Exactly as written, write out the lines below from the first to the one containing "return (893 - B - p) / PH", inclusive. Pictures do not belong in the copy.

### Data provided

****************************************

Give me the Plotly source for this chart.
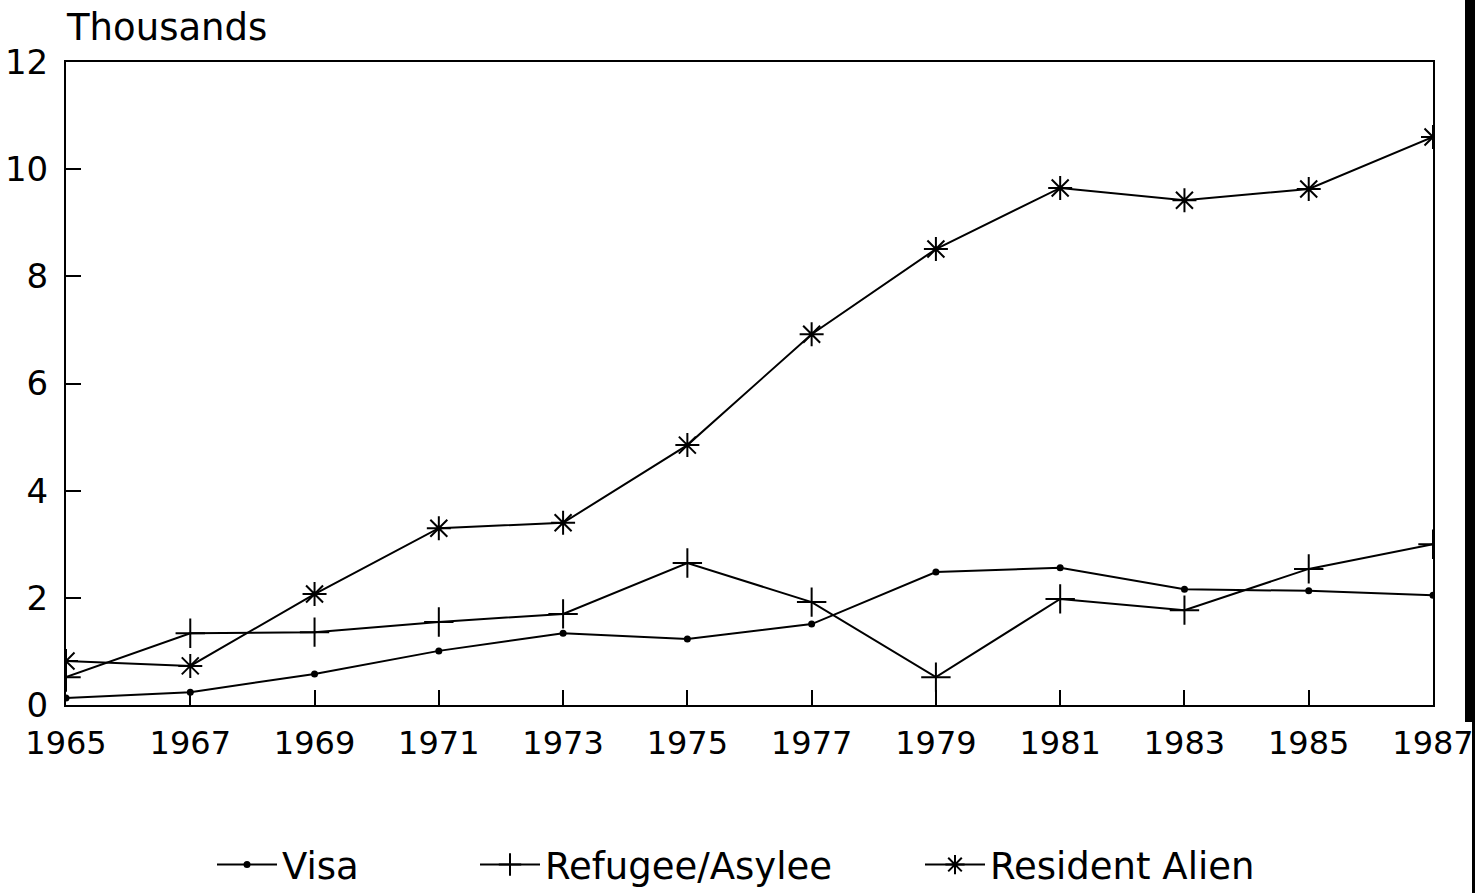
import plotly.graph_objects as go

years = [1965, 1967, 1969, 1971, 1973, 1975, 1977, 1979, 1981, 1983, 1985, 1987]
visa = [0.13, 0.24, 0.58, 1.01, 1.34, 1.23, 1.51, 2.48, 2.56, 2.16, 2.13, 2.05]
refugee = [0.52, 1.34, 1.36, 1.55, 1.70, 2.65, 1.92, 0.52, 1.98, 1.77, 2.54, 3.00]
resident = [0.82, 0.73, 2.07, 3.30, 3.40, 4.85, 6.92, 8.51, 9.65, 9.42, 9.63, 10.60]
y_ticks = [0, 2, 4, 6, 8, 10, 12]
x_ticks = years

FONT = "DejaVu Sans"
L, R, T, B = 66, 42, 62, 188
PW = 1475 - L - R
PH = 893 - T - B


def px_x(p):
    return (p - L) / PW


def px_y(p):
    return (893 - B - p) / PH


fig = go.Figure()
fig.add_trace(go.Scatter(
    x=years, y=visa, name="Visa", mode="lines+markers", legend="legend",
    line=dict(color="black", width=2),
    marker=dict(symbol="circle", size=7, color="black"),
))
fig.add_trace(go.Scatter(
    x=years, y=refugee, name="Refugee/Asylee", mode="lines+markers", legend="legend2",
    line=dict(color="black", width=2),
    marker=dict(symbol="cross-thin", size=21, color="black",
                line=dict(color="black", width=2)),
))
fig.add_trace(go.Scatter(
    x=years, y=resident, name="Resident Alien", mode="lines+markers", legend="legend3",
    line=dict(color="black", width=2),
    marker=dict(symbol="asterisk", size=20, color="black",
                line=dict(color="black", width=2)),
))

leg_common = dict(
    orientation="h", yanchor="middle", y=px_y(865), xanchor="left",
    font=dict(family=FONT, size=37, color="black"),
    itemwidth=60, bgcolor="rgba(0,0,0,0)", borderwidth=0,
)

fig.update_layout(
    width=1475, height=893,
    paper_bgcolor="white", plot_bgcolor="white",
    margin=dict(l=L, r=R, t=T, b=B, autoexpand=False),
    font=dict(family=FONT, color="black", size=34),
    showlegend=True,
    legend=dict(leg_common, x=px_x(212)),
    legend2=dict(leg_common, x=px_x(475)),
    legend3=dict(leg_common, x=px_x(920)),
    xaxis=dict(
        range=[1965, 1987], tickmode="array", tickvals=x_ticks,
        ticktext=[str(v) for v in x_ticks],
        ticks="inside", ticklen=15, tickwidth=2, tickcolor="black",
        showline=True, linecolor="black", linewidth=2, mirror=True,
        showgrid=False, zeroline=False, ticklabelstandoff=9,
        ticklabeloverflow="allow",
        tickfont=dict(family=FONT, size=32, color="black"),
    ),
    yaxis=dict(
        range=[0, 12], tickmode="array", tickvals=y_ticks,
        ticks="inside", ticklen=15, tickwidth=2, tickcolor="black",
        showline=True, linecolor="black", linewidth=2, mirror=True,
        showgrid=False, zeroline=False, ticklabelstandoff=9,
        ticklabeloverflow="allow",
        tickfont=dict(family=FONT, size=34, color="black"),
    ),
    annotations=[dict(
        text="Thousands", xref="paper", yref="paper", x=0.0, y=1.0,
        xanchor="left", yanchor="bottom", yshift=11, xshift=-2, showarrow=False,
        font=dict(family=FONT, size=37, color="black"),
    )],
    shapes=[
        dict(type="rect", xref="paper", yref="paper",
             x0=px_x(1465), x1=px_x(1476), y0=px_y(722), y1=px_y(-5),
             fillcolor="black", line=dict(width=0), layer="below"),
        dict(type="rect", xref="paper", yref="paper",
             x0=px_x(1472), x1=px_x(1476), y0=px_y(895), y1=px_y(718),
             fillcolor="black", line=dict(width=0), layer="below"),
    ],
)

fig.write_html("out.html", config={"displayModeBar": False},
               post_script="document.body.style.margin='0';")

****************************************

### Written reply
Give me the Plotly source for this chart.
import plotly.graph_objects as go

years = [1965, 1967, 1969, 1971, 1973, 1975, 1977, 1979, 1981, 1983, 1985, 1987]
visa = [0.13, 0.24, 0.58, 1.01, 1.34, 1.23, 1.51, 2.48, 2.56, 2.16, 2.13, 2.05]
refugee = [0.52, 1.34, 1.36, 1.55, 1.70, 2.65, 1.92, 0.52, 1.98, 1.77, 2.54, 3.00]
resident = [0.82, 0.73, 2.07, 3.30, 3.40, 4.85, 6.92, 8.51, 9.65, 9.42, 9.63, 10.60]
y_ticks = [0, 2, 4, 6, 8, 10, 12]
x_ticks = years

FONT = "DejaVu Sans"
L, R, T, B = 66, 42, 62, 188
PW = 1475 - L - R
PH = 893 - T - B


def px_x(p):
    return (p - L) / PW


def px_y(p):
    return (893 - B - p) / PH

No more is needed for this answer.